Privacy-enhancing technologies (PETs) are a set of techniques that safeguard sensitive data while keeping it useful for your business. They go beyond basic encryption, focusing on minimizing data collection and boosting security.
PETs make it possible for companies to analyze personal data in a way that doesn't compromise privacy.

What is it?
Techniques that safeguard personal data, enabling its use while protecting individual privacy and ensuring compliance.

What’s in it for you?
Enhanced data security, reduced risk of breaches and improved compliance with privacy regulations.

What are the trade-offs?
PETs increase complexity and costs. They can also reduce the utility of your data.

How is it being used?
They’re useful in highly regulated sectors and for those looking to deliver personalized services without compromising privacy.
What are privacy-enhancing technologies?
Privacy enhancing technologies (PETs) are a set of techniques designed to safeguard sensitive data while enabling its continued use by businesses.
Examples of PETs include:
Trusted execution environments (TEEs), which provide a secure environment for code and data to operate in, isolating them from the main processor and memory.
Secure multi-party computation, which allows multiple parties to collaborate on data analysis without revealing their underlying data to each other.
Federated analytics, which allows AI models to be trained across distributed datasets, eliminating the need to centralize sensitive individual data.
Homomorphic encryption, which allows computation to be done directly on encrypted data without it needing to be decrypted.
Differential privacy, where carefully calibrated "noise" is introduced into a dataset, to ensure individual anonymity while preserving the integrity of aggregate analysis.
PETs empower businesses to extract valuable insights from data and deliver enhanced services without compromising customer privacy.
What’s in it for you?
PETs primarily build and reinforce customer trust and loyalty. In an era of heightened data privacy concerns, demonstrating a proactive commitment to safeguarding personal information can differentiate a business and strengthen relationships with customers. They also help reduce regulatory and reputational risk: by minimizing data exposure and enhancing security, they significantly lower the likelihood of costly data breaches and non-compliance fines.
Beyond mitigating reputational and legal risks, PETs can also open up new opportunities. For instance, they can help businesses derive valuable insights from sensitive data that would otherwise be inaccessible or too risky to use — in turn, this can lead to improved product development, more effective marketing, and better strategic decision-making.
What are the trade-offs of privacy-enhancing technologies?
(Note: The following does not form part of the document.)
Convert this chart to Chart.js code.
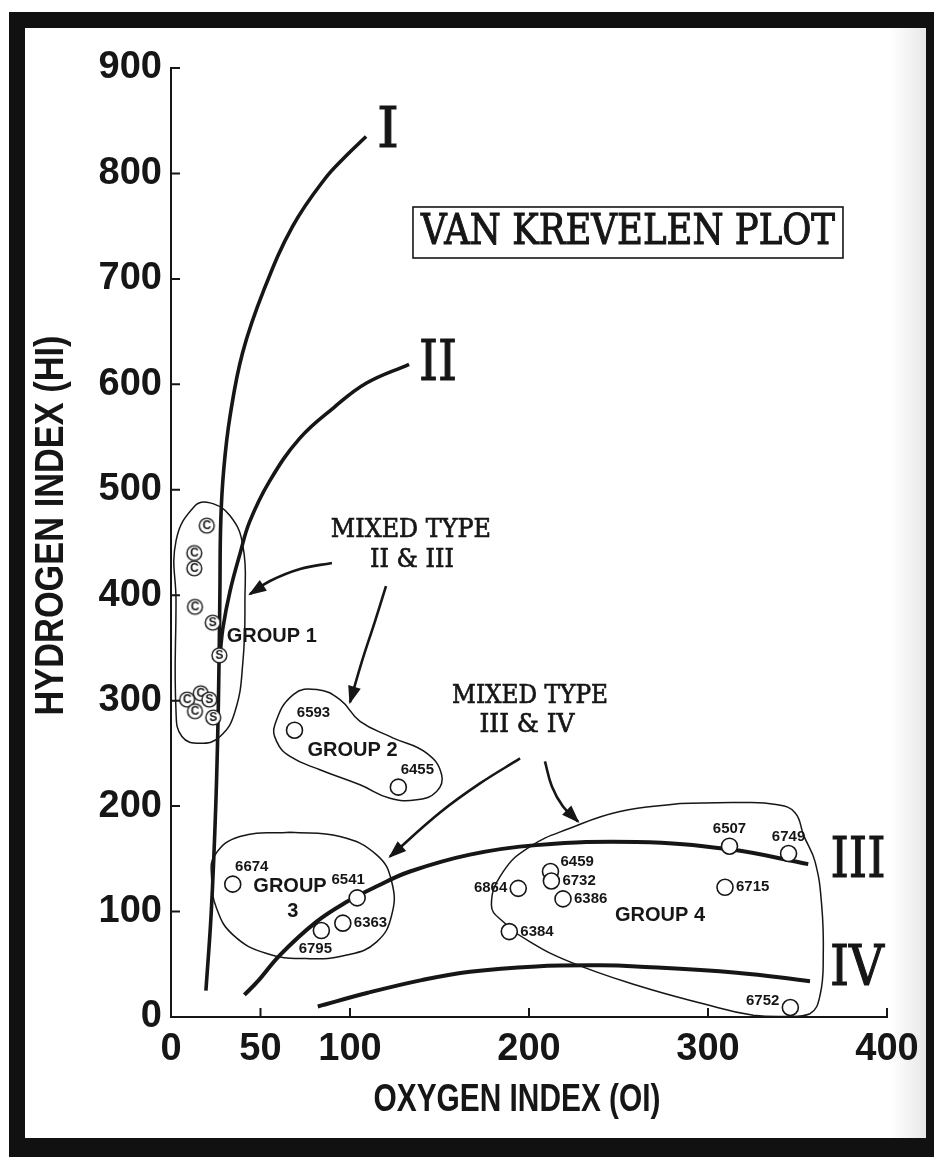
<!DOCTYPE html>
<html>
<head>
<meta charset="utf-8">
<script src="https://cdn.jsdelivr.net/npm/chart.js@4.4.1/dist/chart.umd.min.js"></script>
<style>
  html, body { margin: 0; padding: 0; background: #fff; }
  #plot { display: block; }
</style>
</head>
<body>
<canvas id="plot" width="934" height="1162"></canvas>
<script>
// axis ticks
const xTicks = [0, 50, 100, 200, 300, 400];
const yTicks = [0, 100, 200, 300, 400, 500, 600, 700, 800, 900];

// kerogen type curves (oxygen index, hydrogen index)
const typeI_OI = [19.5, 22.5, 25, 26.5, 27.3, 27.8, 29.5, 33, 40, 52, 68, 86, 98, 109];
const typeI_HI = [25, 100, 200, 300, 400, 470, 520, 570, 630, 690, 750, 795, 817, 835];
const typeII_OI = [27.5, 29, 33, 38.5, 44, 55, 72, 91, 109, 133];
const typeII_HI = [345, 369, 404, 439, 470, 508, 549, 578, 601, 619];
const typeIII_OI = [41, 48, 61, 81, 98, 115, 133.5, 167, 204, 260, 312, 356];
const typeIII_HI = [21, 33, 59, 90, 109, 124, 138, 154, 163, 166, 159, 145];
const typeIV_OI = [82, 110, 140, 167, 204, 240, 260, 316, 357];
const typeIV_HI = [10, 23, 35, 43, 48, 49, 48, 42, 34];

// group 1 samples marked C and S
const cOI = [16.6, 20, 13, 13, 13.4, 9, 13.4];
const cHI = [307, 466, 440, 425.5, 389, 301, 290];
const sOI = [23.3, 27, 21.4, 23.6];
const sHI = [374, 343, 301, 284];

// numbered samples
const sampleId = ['6593', '6455', '6674', '6541', '6363', '6795', '6507', '6749', '6459', '6732', '6864', '6386', '6715', '6384', '6752'];
const sampleOI = [69, 127, 34.5, 104, 96, 84, 312, 345, 212, 212.5, 194, 219, 309.5, 189, 346];
const sampleHI = [272, 218, 126, 113, 89, 82, 162, 155, 138, 129, 122, 112, 123, 81, 9];
const sampleLabelSide = ['ne', 'ne', 'ne', 'nw', 'e', 's', 'n', 'n', 'en', 'e', 'w', 'e', 'e', 'e', 'wn'];

// group outlines
const group1OI = [2.8, 2.8, 13.4, 21.8, 33, 40.2, 41.3, 40.2, 35.8, 27.4, 16.2, 6.1, 2.8, 2.8];
const group1HI = [394.5, 451.5, 484.8, 487.6, 475.3, 446.8, 394.5, 337.5, 290, 266, 259.5, 266, 290, 394.5];
const group2OI = [124.2, 142.8, 151.2, 148.4, 137.3, 122.3, 105.6, 83.2, 66.5, 59, 58.1, 68.3, 81.4, 94.4, 105.6, 124.2];
const group2HI = [264.5, 250.3, 229.8, 213.9, 206, 207.5, 220.2, 234.5, 247.1, 261.4, 277.6, 305.8, 310.6, 301, 280.4, 264.5];
const group3OI = [66.5, 94.4, 114.9, 123.3, 123.3, 114.9, 98.2, 75.8, 53.5, 34.8, 25.5, 22.7, 24.6, 38.5, 66.5];
const group3HI = [175.2, 171.1, 153.7, 128.3, 96.7, 71.3, 58.7, 55.4, 60.2, 77.7, 102.9, 131.5, 153.7, 171.1, 175.2];
const group4OI = [284.4, 317.9, 338, 348.5, 353.5, 359.8, 363.5, 364.4, 362.6, 357, 344, 325.3, 297.4, 260.2, 222.9, 200.6, 185.6, 179, 185.6, 200.6, 222.9, 250.8, 284.4];
const group4HI = [202.5, 203.4, 201.5, 194, 172, 147.3, 106.2, 58.7, 20.6, 3.1, 0.5, 1.6, 12.6, 30.1, 52.3, 71.3, 90.3, 106.2, 137.8, 161.6, 179, 194.9, 202.5];

// arrows from the "mixed type" notes
const arrowToG1_OI = [89.9, 72.1, 55.3, 44.1];
const arrowToG1_HI = [430.6, 424.9, 413.5, 401.1];
const arrowToG2_OI = [120.1, 114, 106.7, 100];
const arrowToG2_HI = [408.7, 375.5, 337.5, 298.5];
const arrowToG3_OI = [195, 172.6, 150.3, 122.3];
const arrowToG3_HI = [245.2, 221.5, 193.9, 152.1];
const arrowToG4_OI = [208.9, 212.8, 219, 227.4];
const arrowToG4_HI = [242.4, 218.6, 199.6, 185.4];

// text notes placed in the plot
const noteText = ['I', 'II', 'III', 'IV', 'MIXED TYPE', 'II & III', 'MIXED TYPE', 'III & IV', 'GROUP 1', 'GROUP 2', 'GROUP', '3', 'GROUP 4'];
const noteOI = [121.2, 149.2, 383.8, 383.2, 134, 134.6, 200.6, 198.9, 56.3, 101.4, 66.5, 68, 273.2];
const noteHI = [839, 618, 147, 44.6, 462, 433.4, 304.4, 277, 360.7, 252.7, 123.6, 99.9, 96.3];
const noteKind = ['roman', 'roman', 'roman', 'roman', 'mixed', 'mixed', 'mixed', 'mixed', 'group', 'group', 'group', 'group', 'group'];
const noteWidth = [22, 38, 55, 54, 160, 84, 156, 95, 0, 0, 0, 0, 0];

const plotTitle = 'VAN KREVELEN PLOT';
const titleOI = 255.3, titleHI = 744;
const xTitle = 'OXYGEN INDEX (OI)';
const yTitle = 'HYDROGEN INDEX (HI)';

const INK = '#161616';
const SANS = "'Liberation Sans', Arial, sans-serif";
const SERIF = "'DejaVu Serif', 'Liberation Serif', serif";

const xy = (xs, ys) => xs.map((v, i) => ({ x: v, y: ys[i] }));

function letterMarker(ch) {
  const c = document.createElement('canvas');
  c.width = 19; c.height = 19;
  const g = c.getContext('2d');
  g.beginPath();
  g.arc(9.5, 9.5, 7.4, 0, Math.PI * 2);
  g.fillStyle = '#fff';
  g.fill();
  g.lineWidth = 1.4;
  g.strokeStyle = INK;
  g.stroke();
  g.fillStyle = INK;
  g.font = 'bold 12px ' + SANS;
  g.textAlign = 'center';
  g.textBaseline = 'middle';
  g.fillText(ch, 9.5, 10);
  return c;
}

function line(label, xs, ys, width, tension) {
  return {
    label, data: xy(xs, ys), showLine: true, borderColor: INK, borderWidth: width,
    pointRadius: 0, pointHoverRadius: 0, tension: tension, fill: false, clip: false
  };
}

function arrow(label, xs, ys) {
  const d = line(label, xs, ys, 2.6, 0.4);
  d.arrow = true;
  return d;
}

const datasets = [
  { label: 'S', data: xy(sOI, sHI), pointStyle: letterMarker('S'), clip: false },
  { label: 'C', data: xy(cOI, cHI), pointStyle: letterMarker('C'), clip: false },
  {
    label: 'samples', data: xy(sampleOI, sampleHI), pointRadius: 8, pointBorderWidth: 1.6,
    pointBackgroundColor: '#fff', pointBorderColor: INK, clip: false
  },
  line('Type I', typeI_OI, typeI_HI, 3.6, 0.4),
  line('Type II', typeII_OI, typeII_HI, 3.6, 0.4),
  line('Type III', typeIII_OI, typeIII_HI, 4, 0.4),
  line('Type IV', typeIV_OI, typeIV_HI, 4, 0.4),
  line('Group 1', group1OI, group1HI, 1.5, 0.45),
  line('Group 2', group2OI, group2HI, 1.5, 0.45),
  line('Group 3', group3OI, group3HI, 1.5, 0.45),
  line('Group 4', group4OI, group4HI, 1.5, 0.45),
  arrow('to group 1', arrowToG1_OI, arrowToG1_HI),
  arrow('to group 2', arrowToG2_OI, arrowToG2_HI),
  arrow('to group 3', arrowToG3_OI, arrowToG3_HI),
  arrow('to group 4', arrowToG4_OI, arrowToG4_HI)
];

// draw text centred on (cx, cy), squeezed to a width and optionally thickened
function fitText(g, text, cx, cy, font, width, stroke, rot) {
  g.save();
  g.font = font;
  g.textAlign = 'center';
  g.textBaseline = 'middle';
  const w = g.measureText(text).width;
  g.translate(cx, cy);
  if (rot) g.rotate(rot);
  if (width) g.scale(width / w, 1);
  g.fillText(text, 0, 0);
  if (stroke) {
    g.lineWidth = stroke;
    g.strokeStyle = g.fillStyle;
    g.strokeText(text, 0, 0);
  }
  g.restore();
}

const paper = {
  id: 'paper',
  beforeDraw(chart) {
    const g = chart.ctx, W = chart.width;
    g.save();
    g.fillStyle = '#fff';
    g.fillRect(0, 0, W, chart.height);
    const shade = g.createLinearGradient(890, 0, 926, 0);
    shade.addColorStop(0, 'rgba(0,0,0,0)');
    shade.addColorStop(1, 'rgba(0,0,0,0.09)');
    g.fillStyle = shade;
    g.fillRect(890, 28, 36, 1110);
    g.fillStyle = '#111';
    g.fillRect(9, 12, W - 9, 16);
    g.fillRect(9, 12, 16, 1145);
    g.fillRect(926, 12, W - 926, 1145);
    g.fillRect(9, 1138, W - 9, 19);
    g.restore();
  }
};

const innerTicks = {
  id: 'innerTicks',
  afterDraw(chart) {
    const { x, y } = chart.scales;
    const a = chart.chartArea, g = chart.ctx;
    g.save();
    g.strokeStyle = INK;
    g.lineWidth = 2;
    g.beginPath();
    xTicks.forEach(v => {
      if (!v) return;
      const p = x.getPixelForValue(v);
      g.moveTo(p, a.bottom); g.lineTo(p, a.bottom - 9);
    });
    yTicks.forEach(v => {
      if (!v) return;
      const p = y.getPixelForValue(v);
      g.moveTo(a.left, p); g.lineTo(a.left + 9, p);
    });
    g.stroke();
    g.restore();
  }
};

const notes = {
  id: 'notes',
  afterDatasetsDraw(chart) {
    const { x, y } = chart.scales;
    const a = chart.chartArea;
    const g = chart.ctx;
    g.save();
    g.fillStyle = INK;

    // arrow heads
    chart.data.datasets.forEach((ds, i) => {
      if (!ds.arrow) return;
      const pts = chart.getDatasetMeta(i).data;
      const tip = pts[pts.length - 1];
      let px = tip.cp1x, py = tip.cp1y;
      if (px === undefined || Math.hypot(tip.x - px, tip.y - py) < 1) {
        px = pts[pts.length - 2].x; py = pts[pts.length - 2].y;
      }
      const ang = Math.atan2(tip.y - py, tip.x - px);
      g.save();
      g.translate(tip.x, tip.y);
      g.rotate(ang);
      g.beginPath();
      g.moveTo(2, 0);
      g.lineTo(-16, -6.5);
      g.lineTo(-16, 6.5);
      g.closePath();
      g.fill();
      g.restore();
    });

    // sample numbers
    const meta = chart.getDatasetMeta(2);
    g.font = 'bold 15px ' + SANS;
    g.textBaseline = 'middle';
    meta.data.forEach((p, i) => {
      const side = sampleLabelSide[i];
      let dx = 0, dy = 0, align = 'center';
      if (side === 'n') { dy = -17; }
      else if (side === 'ne') { dx = 19; dy = -17; }
      else if (side === 'nw') { dx = -9; dy = -18; }
      else if (side === 's') { dx = -6; dy = 18; }
      else if (side === 'e') { dx = 11; align = 'left'; }
      else if (side === 'en') { dx = 10; dy = -10; align = 'left'; }
      else if (side === 'w') { dx = -11; align = 'right'; }
      else if (side === 'wn') { dx = -11; dy = -7; align = 'right'; }
      g.textAlign = align;
      g.fillText(sampleId[i], p.x + dx, p.y + dy);
    });

    // notes
    noteText.forEach((t, i) => {
      const cx = x.getPixelForValue(noteOI[i]);
      const cy = y.getPixelForValue(noteHI[i]);
      const kind = noteKind[i];
      if (kind === 'roman') fitText(g, t, cx, cy, '56px ' + SERIF, noteWidth[i], 1.2);
      else if (kind === 'mixed') fitText(g, t, cx, cy, '26px ' + SERIF, noteWidth[i], 0.7);
      else fitText(g, t, cx, cy, 'bold 20px ' + SANS, 0, 0);
    });

    // boxed title
    const tx = x.getPixelForValue(titleOI), ty = y.getPixelForValue(titleHI);
    fitText(g, plotTitle, tx, ty + 1, '42px ' + SERIF, 414, 1.1);
    g.strokeStyle = INK;
    g.lineWidth = 1.6;
    g.strokeRect(tx - 215, ty - 25.5, 430, 51);

    // axis titles, condensed like the original lettering
    fitText(g, xTitle, (a.left + a.right) / 2 - 12, 1101, 'bold 38px ' + SANS, 287, 0);
    fitText(g, yTitle, 52, (a.top + a.bottom) / 2 - 17, 'bold 41px ' + SANS, 380, 0, -Math.PI / 2);
    g.restore();
  }
};

new Chart(document.getElementById('plot'), {
  type: 'scatter',
  data: { datasets },
  options: {
    responsive: false,
    animation: false,
    events: [],
    layout: { padding: { left: 22, right: 47, top: 68, bottom: 40 } },
    plugins: { legend: { display: false }, tooltip: { enabled: false } },
    scales: {
      x: {
        type: 'linear', min: 0, max: 400,
        grid: { display: false, drawTicks: false },
        border: { display: true, color: INK, width: 2 },
        afterBuildTicks: s => { s.ticks = xTicks.map(v => ({ value: v })); },
        afterFit: s => { s.height = 1162 - 1017 - 40; },
        ticks: { color: INK, padding: 10, maxRotation: 0, autoSkip: false, font: { family: SANS, size: 38, weight: 'bold' } }
      },
      y: {
        type: 'linear', min: 0, max: 900,
        grid: { display: false, drawTicks: false },
        border: { display: true, color: INK, width: 2 },
        afterBuildTicks: s => { s.ticks = yTicks.map(v => ({ value: v })); },
        afterFit: s => { s.width = 171 - 22; },
        ticks: { color: INK, padding: 9, autoSkip: false, font: { family: SANS, size: 38, weight: 'bold' } }
      }
    }
  },
  plugins: [paper, innerTicks, notes]
});
</script>
</body>
</html>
Implementation complexity. Integrating PETs into existing systems often requires specialized expertise and can be a resource-intensive process, demanding significant upfront investment in development and training. This complexity can also lead to longer deployment times.
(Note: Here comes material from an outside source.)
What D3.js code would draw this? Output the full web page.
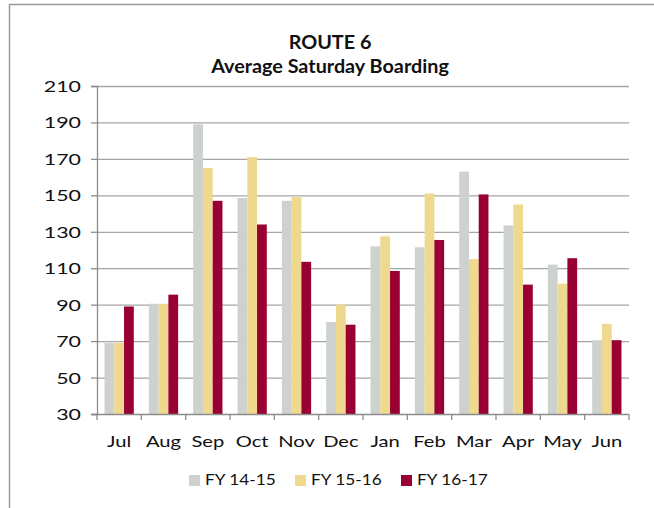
<!DOCTYPE html>
<html>
<head>
<meta charset="utf-8">
<script src="https://cdn.jsdelivr.net/npm/d3@7"></script>
<style>
  body { margin: 0; background: #fff; }
  svg text { font-family: Lato, "Open Sans", sans-serif; fill: #111; }
</style>
</head>
<body>
<svg id="chart" width="654" height="508"></svg>
<script>
const months = ["Jul", "Aug", "Sep", "Oct", "Nov", "Dec", "Jan", "Feb", "Mar", "Apr", "May", "Jun"];
const seriesNames = ["FY 14-15", "FY 15-16", "FY 16-17"];
const fy1415 = [69, 90.5, 189, 148.5, 147, 80.5, 122, 121.5, 163, 133.5, 112, 70.5];
const fy1516 = [69, 90.5, 165, 171, 149, 90, 127.5, 151, 115, 145, 101.5, 79.5];
const fy1617 = [89, 95.5, 147, 134, 113.5, 79, 108.5, 125.5, 150.5, 101, 115.5, 70.5];
const colors = ["#cdd2ce", "#efd98f", "#990033"];
const yTicks = [30, 50, 70, 90, 110, 130, 150, 170, 190, 210];

const svg = d3.select("#chart");
const margin = {top: 86, right: 25, bottom: 94, left: 97};
const width = 654 - margin.left - margin.right;
const height = 508 - margin.top - margin.bottom;

// the original picture is a bit wider than tall, so text is stretched sideways
function label(parent, x, y, txt, size, sx, anchor, bold) {
  return parent.append("text")
    .attr("transform", `translate(${x},${y}) scale(${sx},1)`)
    .attr("text-anchor", anchor)
    .attr("font-size", size)
    .attr("font-weight", bold ? "bold" : null)
    .text(txt);
}

// outer frame (only top and left visible)
svg.append("path")
  .attr("d", "M9.5,508 V4.5 H654")
  .attr("fill", "none").attr("stroke", "#9a9a9a").attr("stroke-width", 1.5);

label(svg, 330, 49, "ROUTE 6", 18.5, 1.07, "middle", true);
label(svg, 330, 73, "Average Saturday Boarding", 18.5, 1.07, "middle", true);

const g = svg.append("g").attr("transform", `translate(${margin.left},${margin.top})`);

const x = d3.scaleBand().domain(months).range([0, width]).paddingInner(0.34).paddingOuter(0.17);
const xs = d3.scaleBand().domain(d3.range(3)).range([0, x.bandwidth()]);
const y = d3.scaleLinear().domain([30, 210]).range([height, 0]);

// gridlines
g.append("g").selectAll("line").data(yTicks.slice(1)).join("line")
  .attr("x1", 0).attr("x2", width)
  .attr("y1", d => y(d) + 0.5).attr("y2", d => y(d) + 0.5)
  .attr("stroke", "#a6a6a6").attr("stroke-width", 1.3);

// bars
const data = [fy1415, fy1516, fy1617];
months.forEach((m, i) => {
  data.forEach((s, k) => {
    g.append("rect")
      .attr("x", x(m) + xs(k))
      .attr("y", y(s[i]))
      .attr("width", xs.bandwidth())
      .attr("height", y(30) - y(s[i]))
      .attr("fill", colors[k]);
  });
});

// y axis
const yAxis = g.append("g").call(d3.axisLeft(y).tickValues(yTicks).tickSize(6).tickPadding(16));
yAxis.select(".domain").attr("stroke", "#8c8c8c").attr("stroke-width", 1.3);
yAxis.selectAll(".tick line").attr("stroke", "#8c8c8c").attr("stroke-width", 1.3);
yAxis.selectAll(".tick text").remove();
yAxis.selectAll(".tick").each(function(d) {
  label(d3.select(this), -16, 5.5, d, 15.5, 1.38, "end", false);
});

// x axis: ticks at category boundaries
const xAxis = g.append("g").attr("transform", `translate(0,${height})`);
xAxis.append("line").attr("x1", -6).attr("x2", width).attr("y1", 0.5).attr("y2", 0.5)
  .attr("stroke", "#8c8c8c").attr("stroke-width", 1.3);
const step = width / months.length;
xAxis.selectAll(".bt").data(d3.range(months.length + 1)).join("line")
  .attr("x1", d => d * step).attr("x2", d => d * step)
  .attr("y1", 0).attr("y2", 6)
  .attr("stroke", "#8c8c8c").attr("stroke-width", 1.3);
months.forEach(m => {
  label(xAxis, x(m) + x.bandwidth() / 2, 33, m, 15.5, 1.3, "middle", false);
});

// legend
const legendX = [189, 295, 401];
seriesNames.forEach((name, i) => {
  svg.append("rect").attr("x", legendX[i]).attr("y", 475)
    .attr("width", 11).attr("height", 11).attr("fill", colors[i]);
  label(svg, legendX[i] + 16, 485, name, 16, 1.08, "start", false);
});
</script>
</body>
</html>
Computational overhead. Many PETs, like homomorphic encryption, involve complex cryptographic operations that can be computationally intensive, leading to slower processing times and potentially higher infrastructure costs. This can impact the performance of applications that rely on real-time data processing.
- Potential reduction in data utility. While PETs aim to preserve utility, some techniques can lead to less precise insights or limit the scope of analysis; this will make it harder to extract all the potential value from your data. Striking the right balance between privacy and utility is crucial.
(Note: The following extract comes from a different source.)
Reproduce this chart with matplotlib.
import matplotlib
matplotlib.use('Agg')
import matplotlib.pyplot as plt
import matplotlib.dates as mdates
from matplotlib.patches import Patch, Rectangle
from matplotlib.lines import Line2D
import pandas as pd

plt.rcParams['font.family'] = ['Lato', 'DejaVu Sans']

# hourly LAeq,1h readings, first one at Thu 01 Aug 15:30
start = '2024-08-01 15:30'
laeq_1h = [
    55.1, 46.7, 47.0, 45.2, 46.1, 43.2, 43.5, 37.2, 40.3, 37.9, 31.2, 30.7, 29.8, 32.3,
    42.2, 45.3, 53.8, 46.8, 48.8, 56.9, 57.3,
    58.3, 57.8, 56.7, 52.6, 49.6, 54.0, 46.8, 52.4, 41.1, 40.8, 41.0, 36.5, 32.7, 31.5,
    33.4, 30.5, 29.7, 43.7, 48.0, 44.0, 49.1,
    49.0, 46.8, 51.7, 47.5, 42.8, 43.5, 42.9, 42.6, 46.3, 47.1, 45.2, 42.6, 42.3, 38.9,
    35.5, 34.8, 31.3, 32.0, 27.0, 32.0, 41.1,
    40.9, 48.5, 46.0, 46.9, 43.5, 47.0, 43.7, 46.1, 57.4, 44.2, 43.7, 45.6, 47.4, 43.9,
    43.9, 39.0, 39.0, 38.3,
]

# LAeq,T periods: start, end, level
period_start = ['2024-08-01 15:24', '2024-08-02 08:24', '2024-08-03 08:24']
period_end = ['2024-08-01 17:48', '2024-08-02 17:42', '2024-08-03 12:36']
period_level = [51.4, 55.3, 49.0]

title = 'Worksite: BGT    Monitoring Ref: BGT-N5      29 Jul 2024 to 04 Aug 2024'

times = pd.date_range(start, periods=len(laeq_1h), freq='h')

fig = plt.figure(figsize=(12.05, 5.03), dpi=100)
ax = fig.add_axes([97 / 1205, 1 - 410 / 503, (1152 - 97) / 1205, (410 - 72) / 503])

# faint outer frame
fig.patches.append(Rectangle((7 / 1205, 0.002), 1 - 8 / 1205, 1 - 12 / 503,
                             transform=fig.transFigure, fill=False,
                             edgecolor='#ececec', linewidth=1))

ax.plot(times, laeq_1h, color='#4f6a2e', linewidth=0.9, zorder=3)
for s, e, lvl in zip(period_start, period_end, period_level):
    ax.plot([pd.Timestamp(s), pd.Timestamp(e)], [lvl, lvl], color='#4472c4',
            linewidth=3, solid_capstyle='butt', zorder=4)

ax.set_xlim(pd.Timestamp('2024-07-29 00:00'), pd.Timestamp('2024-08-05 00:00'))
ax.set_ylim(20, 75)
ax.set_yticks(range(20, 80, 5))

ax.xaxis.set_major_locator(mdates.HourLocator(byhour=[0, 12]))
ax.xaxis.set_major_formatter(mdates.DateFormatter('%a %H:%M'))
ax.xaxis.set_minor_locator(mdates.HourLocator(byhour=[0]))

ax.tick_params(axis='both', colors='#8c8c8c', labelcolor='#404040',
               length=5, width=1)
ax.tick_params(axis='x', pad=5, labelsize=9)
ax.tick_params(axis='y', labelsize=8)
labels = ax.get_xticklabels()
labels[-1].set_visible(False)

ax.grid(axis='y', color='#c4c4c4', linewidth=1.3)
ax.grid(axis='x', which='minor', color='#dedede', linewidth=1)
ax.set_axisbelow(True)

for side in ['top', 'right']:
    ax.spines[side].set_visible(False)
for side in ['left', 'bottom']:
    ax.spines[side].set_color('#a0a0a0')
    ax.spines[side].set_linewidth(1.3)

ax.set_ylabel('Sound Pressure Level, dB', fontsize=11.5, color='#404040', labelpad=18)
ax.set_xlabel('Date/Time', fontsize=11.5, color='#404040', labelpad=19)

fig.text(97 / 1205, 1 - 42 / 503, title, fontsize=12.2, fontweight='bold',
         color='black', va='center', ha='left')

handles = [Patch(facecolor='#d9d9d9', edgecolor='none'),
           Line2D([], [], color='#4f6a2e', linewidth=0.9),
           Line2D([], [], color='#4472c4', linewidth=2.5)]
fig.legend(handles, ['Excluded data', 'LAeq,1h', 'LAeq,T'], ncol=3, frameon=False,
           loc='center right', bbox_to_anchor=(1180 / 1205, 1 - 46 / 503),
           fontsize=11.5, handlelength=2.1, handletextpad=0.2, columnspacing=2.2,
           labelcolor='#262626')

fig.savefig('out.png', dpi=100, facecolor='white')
How are privacy-enhancing technologies being used?
In healthcare PETs are helping with things like secure research and analysis — where techniques like federated learning are used to enable collaboration across different institutions while protecting patient data. They’re also useful in improving the delivery of care; anonymized patient data, for instance, can be more easily transferred across different providers.
In financial services PETs are used for things like fraud detection, where secure multi-party computation allows different financial institutions to collaboratively analyze transaction patterns. They can also be used for credit scoring, helping banks leverage data from different sources,
In advertising and marketing PETs can help deliver privacy-preserving targeted advertising and to more effectively measure campaign performance and audience engagement without compromising consumer privacy.
PETs are also useful in government and public sector contexts, where privacy is particularly important. It’s helpful, for instance, for things like statistical analysis, where techniques like differential privacy can be used to add noise to a data set to protect citizens’ information. It can also enable more effective and secure data sharing. While working with public sector organizations in the UK, for instance, we developed a PET technique called anonymesh — it helped to facilitate more secure data sharing across public sector organizations.